Only lines holding the word "size" should be copied from the material.
-=-=-
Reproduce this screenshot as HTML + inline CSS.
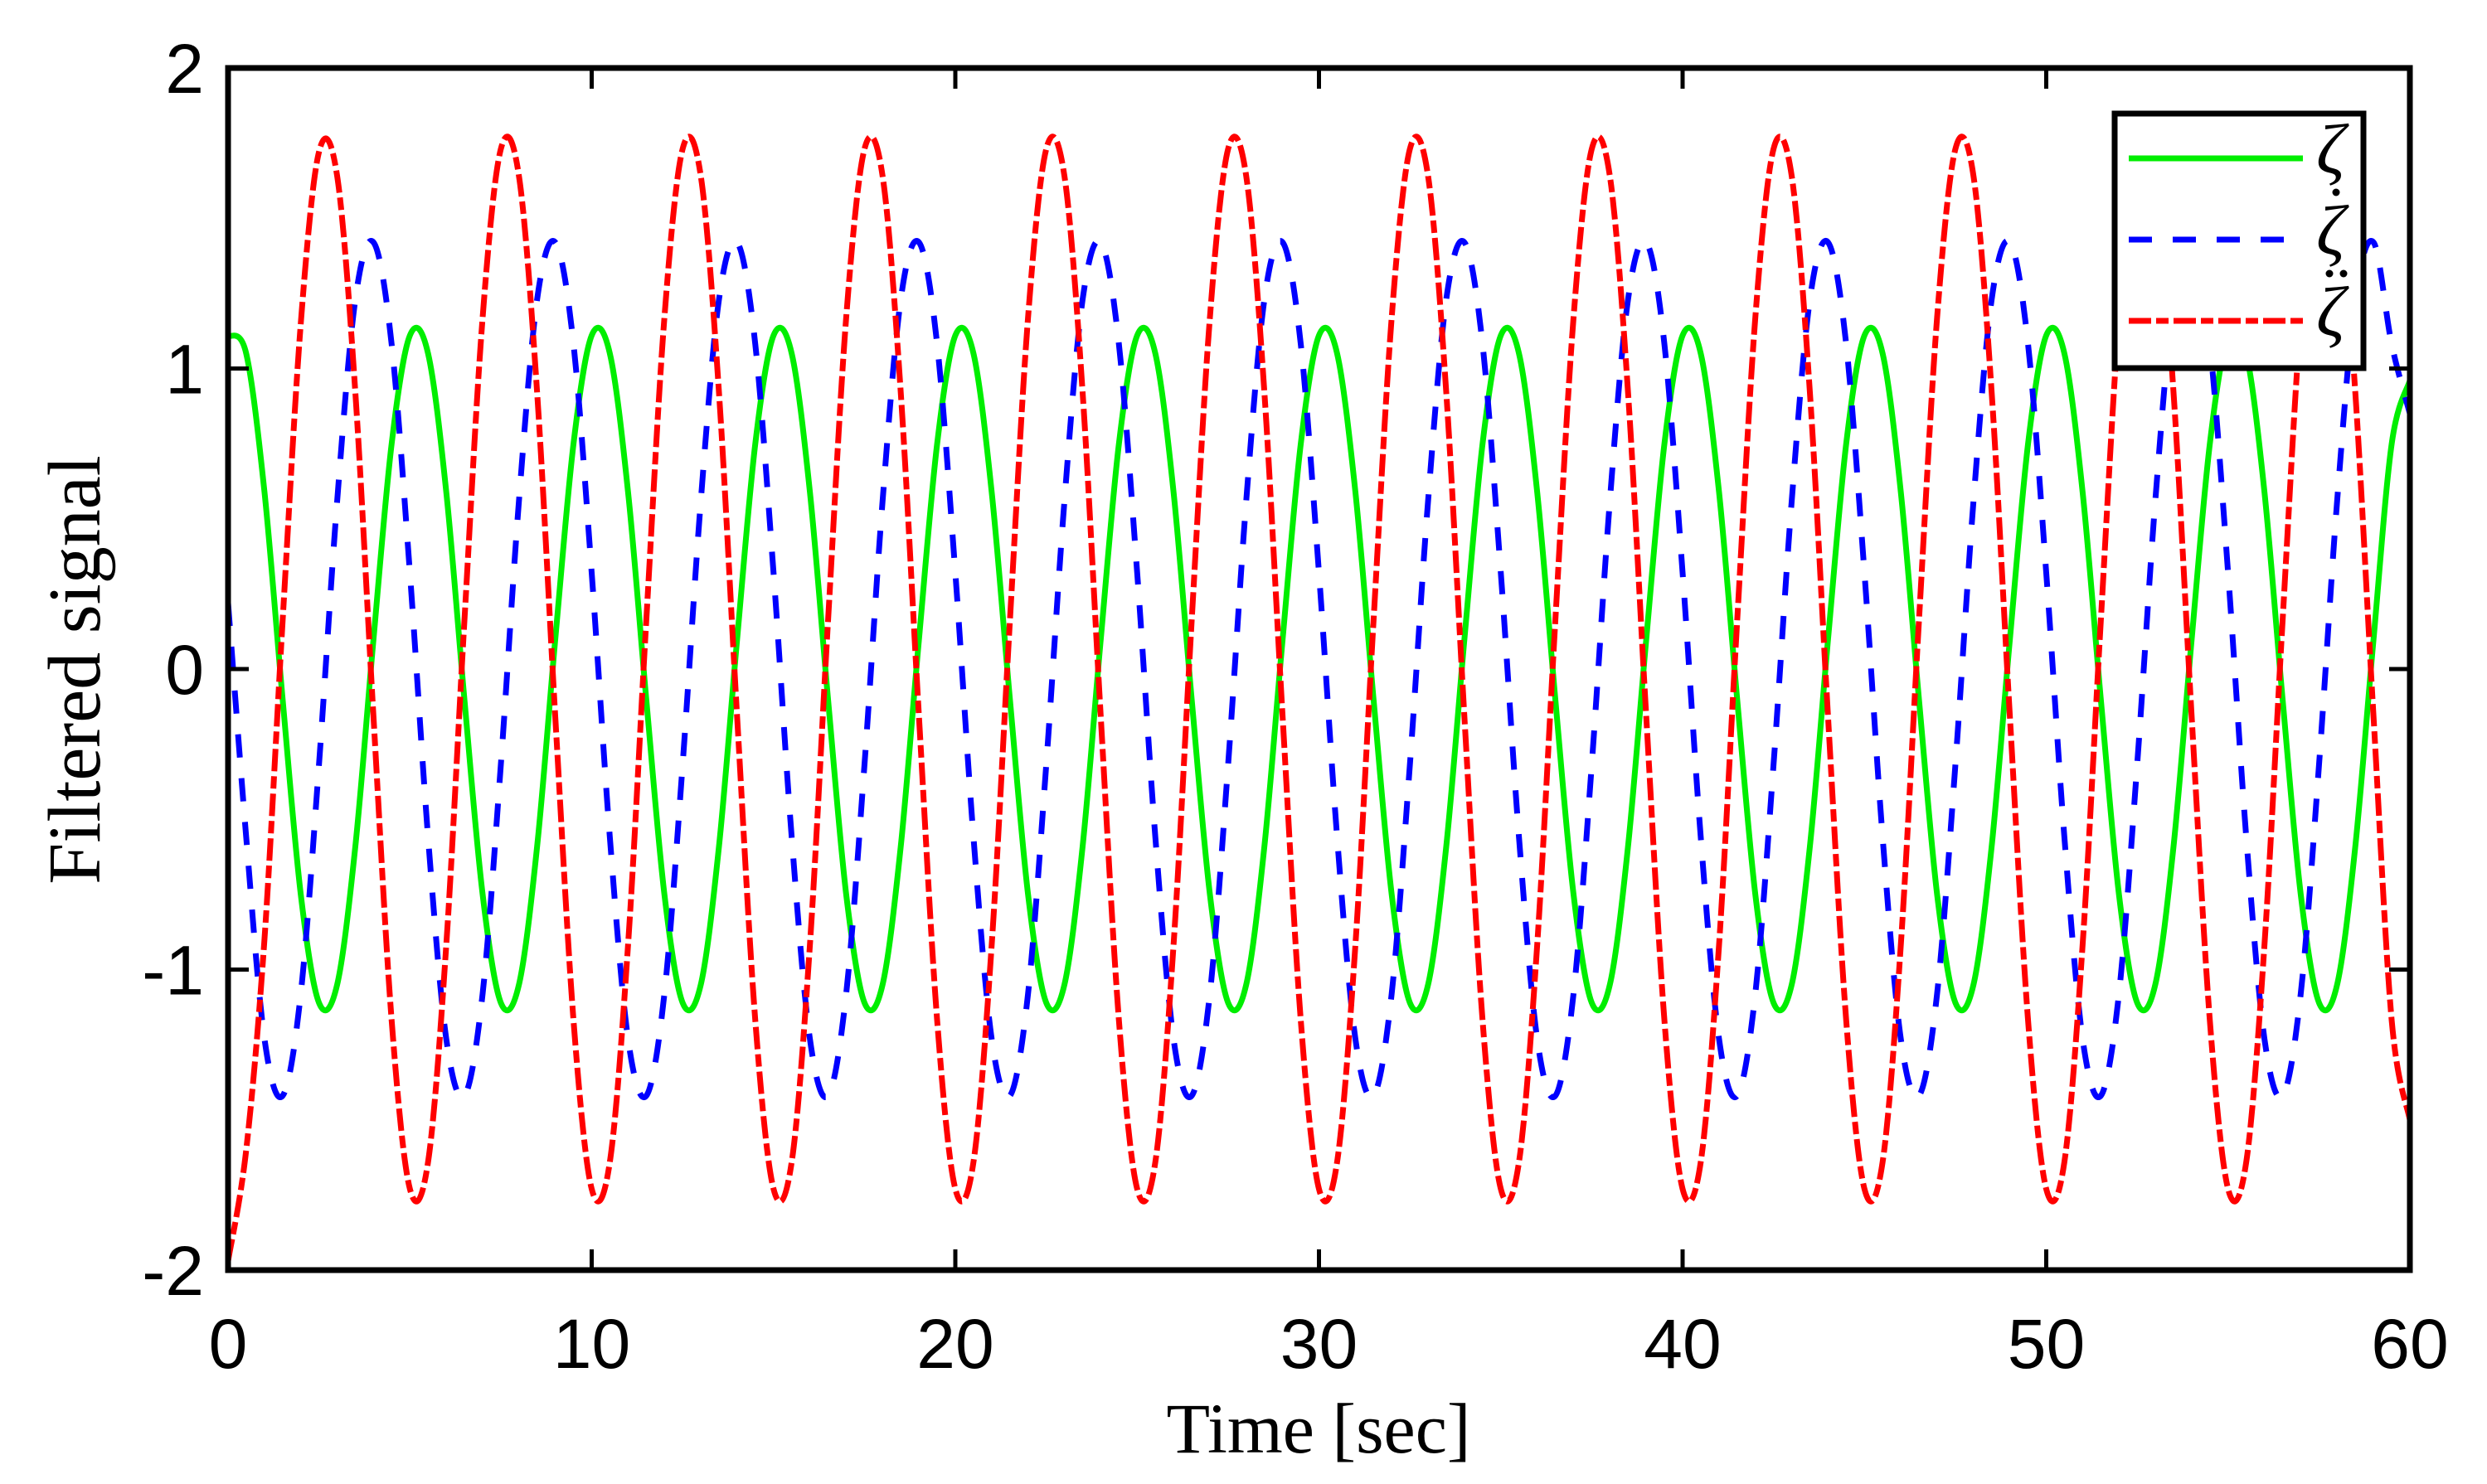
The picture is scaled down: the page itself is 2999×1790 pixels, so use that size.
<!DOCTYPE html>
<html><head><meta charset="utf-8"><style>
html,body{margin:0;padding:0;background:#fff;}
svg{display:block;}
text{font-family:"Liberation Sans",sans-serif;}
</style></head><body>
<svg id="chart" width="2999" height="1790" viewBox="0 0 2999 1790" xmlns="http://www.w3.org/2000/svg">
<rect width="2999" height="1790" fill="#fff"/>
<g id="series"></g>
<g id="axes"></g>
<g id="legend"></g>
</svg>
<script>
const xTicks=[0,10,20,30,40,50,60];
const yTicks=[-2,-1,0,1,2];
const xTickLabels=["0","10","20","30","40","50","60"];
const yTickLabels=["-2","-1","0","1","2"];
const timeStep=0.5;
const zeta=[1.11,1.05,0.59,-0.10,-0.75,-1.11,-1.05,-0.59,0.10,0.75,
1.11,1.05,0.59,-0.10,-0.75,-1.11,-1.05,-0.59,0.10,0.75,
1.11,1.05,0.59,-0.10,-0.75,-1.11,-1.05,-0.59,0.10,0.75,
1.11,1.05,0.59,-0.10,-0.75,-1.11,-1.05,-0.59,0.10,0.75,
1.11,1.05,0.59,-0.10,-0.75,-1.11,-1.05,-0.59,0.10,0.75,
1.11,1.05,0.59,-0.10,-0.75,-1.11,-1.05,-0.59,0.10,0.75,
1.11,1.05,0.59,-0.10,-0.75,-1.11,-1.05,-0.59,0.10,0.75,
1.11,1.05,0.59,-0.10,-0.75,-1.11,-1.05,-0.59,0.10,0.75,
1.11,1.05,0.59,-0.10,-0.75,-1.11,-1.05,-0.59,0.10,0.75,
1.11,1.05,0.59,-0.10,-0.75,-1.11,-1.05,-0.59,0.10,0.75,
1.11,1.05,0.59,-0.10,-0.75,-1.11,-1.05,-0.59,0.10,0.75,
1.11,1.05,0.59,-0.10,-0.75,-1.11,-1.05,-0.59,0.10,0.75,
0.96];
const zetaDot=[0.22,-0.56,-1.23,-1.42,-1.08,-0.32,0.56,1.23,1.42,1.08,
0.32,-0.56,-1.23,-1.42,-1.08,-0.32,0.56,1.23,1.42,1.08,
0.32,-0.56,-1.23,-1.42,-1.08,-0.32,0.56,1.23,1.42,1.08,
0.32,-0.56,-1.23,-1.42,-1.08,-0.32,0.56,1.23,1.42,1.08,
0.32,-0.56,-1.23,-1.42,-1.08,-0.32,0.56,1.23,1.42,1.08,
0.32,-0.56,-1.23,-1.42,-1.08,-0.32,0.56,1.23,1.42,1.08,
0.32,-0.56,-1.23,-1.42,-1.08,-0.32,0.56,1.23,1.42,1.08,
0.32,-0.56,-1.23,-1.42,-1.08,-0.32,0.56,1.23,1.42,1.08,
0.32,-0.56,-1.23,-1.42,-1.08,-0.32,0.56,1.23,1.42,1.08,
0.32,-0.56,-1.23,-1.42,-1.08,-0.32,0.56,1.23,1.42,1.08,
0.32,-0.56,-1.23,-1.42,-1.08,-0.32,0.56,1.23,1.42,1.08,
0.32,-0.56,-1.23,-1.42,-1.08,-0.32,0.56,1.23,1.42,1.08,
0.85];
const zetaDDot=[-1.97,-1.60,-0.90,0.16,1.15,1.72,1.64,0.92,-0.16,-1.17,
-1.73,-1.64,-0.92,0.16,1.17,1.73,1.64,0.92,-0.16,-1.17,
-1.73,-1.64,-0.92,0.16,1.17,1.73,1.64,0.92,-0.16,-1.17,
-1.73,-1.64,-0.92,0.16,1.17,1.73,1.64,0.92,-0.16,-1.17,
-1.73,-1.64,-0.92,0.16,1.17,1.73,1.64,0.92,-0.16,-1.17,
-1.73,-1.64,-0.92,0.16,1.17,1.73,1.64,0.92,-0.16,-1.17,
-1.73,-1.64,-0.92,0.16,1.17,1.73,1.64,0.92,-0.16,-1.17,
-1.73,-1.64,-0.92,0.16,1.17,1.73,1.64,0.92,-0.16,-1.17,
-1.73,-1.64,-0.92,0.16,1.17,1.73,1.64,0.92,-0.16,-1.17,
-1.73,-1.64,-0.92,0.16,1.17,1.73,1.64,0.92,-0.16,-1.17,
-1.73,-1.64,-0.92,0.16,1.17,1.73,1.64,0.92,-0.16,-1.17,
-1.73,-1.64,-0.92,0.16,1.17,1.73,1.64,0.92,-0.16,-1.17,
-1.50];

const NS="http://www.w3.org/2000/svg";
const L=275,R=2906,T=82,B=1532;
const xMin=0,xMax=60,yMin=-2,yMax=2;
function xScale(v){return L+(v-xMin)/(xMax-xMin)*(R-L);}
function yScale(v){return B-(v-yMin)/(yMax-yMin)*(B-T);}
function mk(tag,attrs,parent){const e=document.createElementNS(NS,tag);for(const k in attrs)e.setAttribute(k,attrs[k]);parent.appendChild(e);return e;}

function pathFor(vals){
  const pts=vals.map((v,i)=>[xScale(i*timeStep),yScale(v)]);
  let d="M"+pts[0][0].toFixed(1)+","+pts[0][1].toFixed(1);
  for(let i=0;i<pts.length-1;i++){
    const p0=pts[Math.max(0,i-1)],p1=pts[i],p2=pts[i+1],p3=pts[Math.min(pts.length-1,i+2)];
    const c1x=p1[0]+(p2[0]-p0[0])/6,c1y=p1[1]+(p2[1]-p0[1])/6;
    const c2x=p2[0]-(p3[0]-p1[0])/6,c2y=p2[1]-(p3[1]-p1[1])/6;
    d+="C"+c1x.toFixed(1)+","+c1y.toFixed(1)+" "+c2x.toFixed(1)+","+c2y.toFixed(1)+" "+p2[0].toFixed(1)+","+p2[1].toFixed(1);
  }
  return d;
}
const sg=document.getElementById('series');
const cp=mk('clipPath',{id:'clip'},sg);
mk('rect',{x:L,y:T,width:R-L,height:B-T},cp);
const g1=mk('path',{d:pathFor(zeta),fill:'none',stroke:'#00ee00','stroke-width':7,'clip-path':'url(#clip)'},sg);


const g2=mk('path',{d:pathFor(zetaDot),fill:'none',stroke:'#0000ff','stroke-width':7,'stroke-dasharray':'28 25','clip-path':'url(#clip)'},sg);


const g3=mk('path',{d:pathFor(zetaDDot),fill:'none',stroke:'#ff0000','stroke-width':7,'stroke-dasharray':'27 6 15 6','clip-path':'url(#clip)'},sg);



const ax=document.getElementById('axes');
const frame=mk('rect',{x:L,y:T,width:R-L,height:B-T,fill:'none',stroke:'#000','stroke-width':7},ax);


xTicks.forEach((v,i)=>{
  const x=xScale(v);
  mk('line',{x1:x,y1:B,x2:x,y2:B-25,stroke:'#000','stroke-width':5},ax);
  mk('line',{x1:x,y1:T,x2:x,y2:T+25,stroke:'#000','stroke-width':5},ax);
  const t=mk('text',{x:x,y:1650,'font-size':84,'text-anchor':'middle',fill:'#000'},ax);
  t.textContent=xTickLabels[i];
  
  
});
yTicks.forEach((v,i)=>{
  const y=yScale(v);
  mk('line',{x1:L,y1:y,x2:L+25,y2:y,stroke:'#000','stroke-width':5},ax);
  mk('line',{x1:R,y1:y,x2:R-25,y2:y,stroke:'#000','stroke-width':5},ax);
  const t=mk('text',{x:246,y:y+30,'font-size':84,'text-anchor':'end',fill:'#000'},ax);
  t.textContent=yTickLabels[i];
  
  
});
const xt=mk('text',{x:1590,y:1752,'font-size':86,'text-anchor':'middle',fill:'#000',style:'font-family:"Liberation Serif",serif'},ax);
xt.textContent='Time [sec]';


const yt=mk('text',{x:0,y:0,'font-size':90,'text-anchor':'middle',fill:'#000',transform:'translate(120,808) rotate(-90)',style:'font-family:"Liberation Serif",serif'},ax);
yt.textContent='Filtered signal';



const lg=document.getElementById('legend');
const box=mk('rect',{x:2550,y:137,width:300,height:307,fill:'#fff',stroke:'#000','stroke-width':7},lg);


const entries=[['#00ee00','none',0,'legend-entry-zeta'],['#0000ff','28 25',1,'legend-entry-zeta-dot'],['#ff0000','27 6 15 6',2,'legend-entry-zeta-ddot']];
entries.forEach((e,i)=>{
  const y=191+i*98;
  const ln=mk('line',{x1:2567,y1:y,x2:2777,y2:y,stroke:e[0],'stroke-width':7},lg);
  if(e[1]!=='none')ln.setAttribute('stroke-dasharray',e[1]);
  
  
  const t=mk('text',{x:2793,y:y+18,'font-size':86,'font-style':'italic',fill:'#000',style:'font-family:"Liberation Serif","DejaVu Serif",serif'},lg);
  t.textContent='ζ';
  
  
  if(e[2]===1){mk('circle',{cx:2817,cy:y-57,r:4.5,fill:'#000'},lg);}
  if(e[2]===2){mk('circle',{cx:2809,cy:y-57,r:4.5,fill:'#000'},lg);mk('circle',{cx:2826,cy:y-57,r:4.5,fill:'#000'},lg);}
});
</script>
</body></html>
-=-=-
◆ **EXERCISE RESULT**
The picture is scaled down: the page itself is 2999×1790 pixels, so use that size.
  const t=mk('text',{x:x,y:1650,'font-size':84,'text-anchor':'middle',fill:'#000'},ax);
  const t=mk('text',{x:246,y:y+30,'font-size':84,'text-anchor':'end',fill:'#000'},ax);
const xt=mk('text',{x:1590,y:1752,'font-size':86,'text-anchor':'middle',fill:'#000',style:'font-family:"Liberation Serif",serif'},ax);
const yt=mk('text',{x:0,y:0,'font-size':90,'text-anchor':'middle',fill:'#000',transform:'translate(120,808) rotate(-90)',style:'font-family:"Liberation Serif",serif'},ax);
  const t=mk('text',{x:2793,y:y+18,'font-size':86,'font-style':'italic',fill:'#000',style:'font-family:"Liberation Serif","DejaVu Serif",serif'},lg);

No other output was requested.